For this genre, as with Unwound, or Fugazi, or Codeine, or Bitch Magnet et al., the EJ07 clearly is my weapon of choice.
~
I have much more side-by-side listening ahead of me, but although I can say the L3 does not reach as high as my (still clear favorite) EJ07, it is by far a better option for me to take on the go, out where the elements are too dangerous for the investment the EJ07 represents, than the V3.
On a technical note, I'll say the L3 is also easier to drive than the EJ07. I used the Dragonfly Cobalt for all comparison tracks, but the L3 sounds great coming straight out of my iPhone SE. The EJ07 needs more power, pure and simple. But it can TAKE that power in a way that the L3 cannot always handle (see final notes on the Seam track above).

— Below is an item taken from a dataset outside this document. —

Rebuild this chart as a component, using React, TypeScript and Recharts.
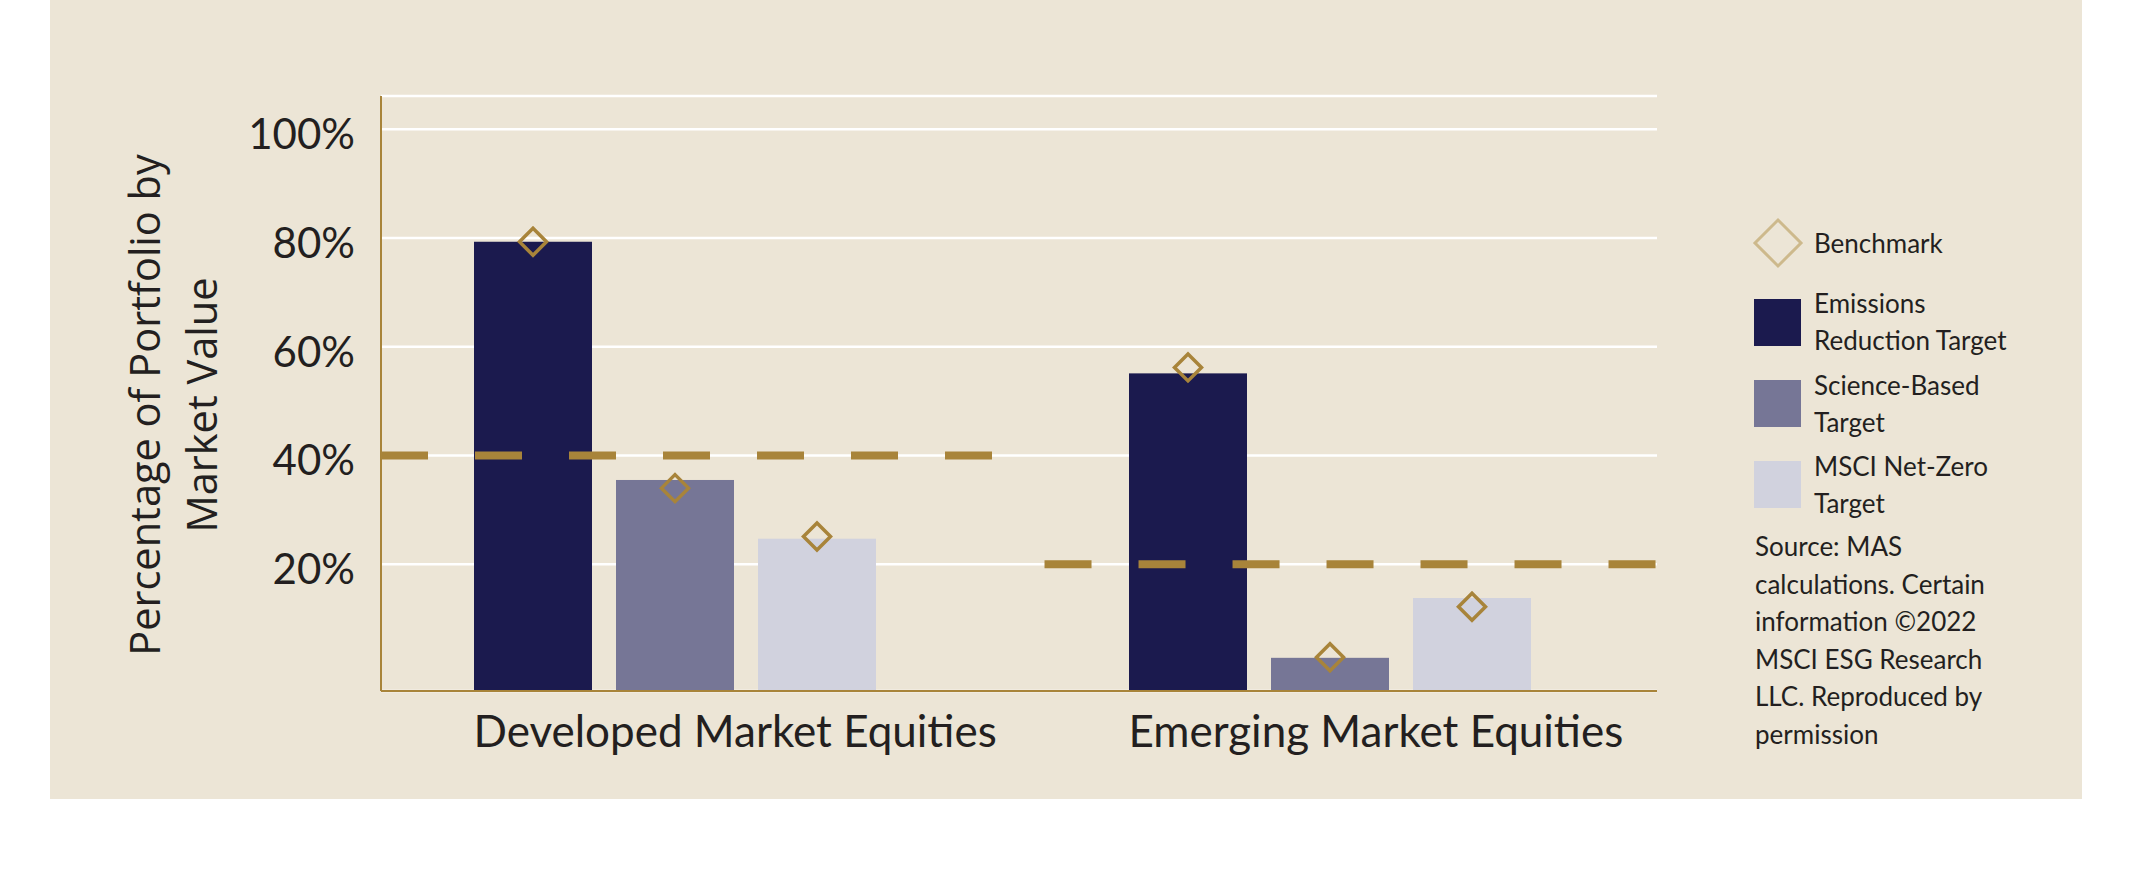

To the point: I recommend either set. Push come to shove, I prefer the EJ07, which still seems unbeatable to me for all types of music, but the L3 shines unique spotlights on parts of many tracks, and holds its own in other ways, too, at one-eighth the cost. The L3 is also by no means a lesser "version" of the EJ07, and their tunings are appreciably different, catering to different tastes. The L3 scratches my relatively small itch for what other IEM'ers call "OCD detail," with a better balancing of the mids than the V3, though not at the godly level of perfect balance I feel the EJ07 has, where nothing is lost. Diffuse-field and divine.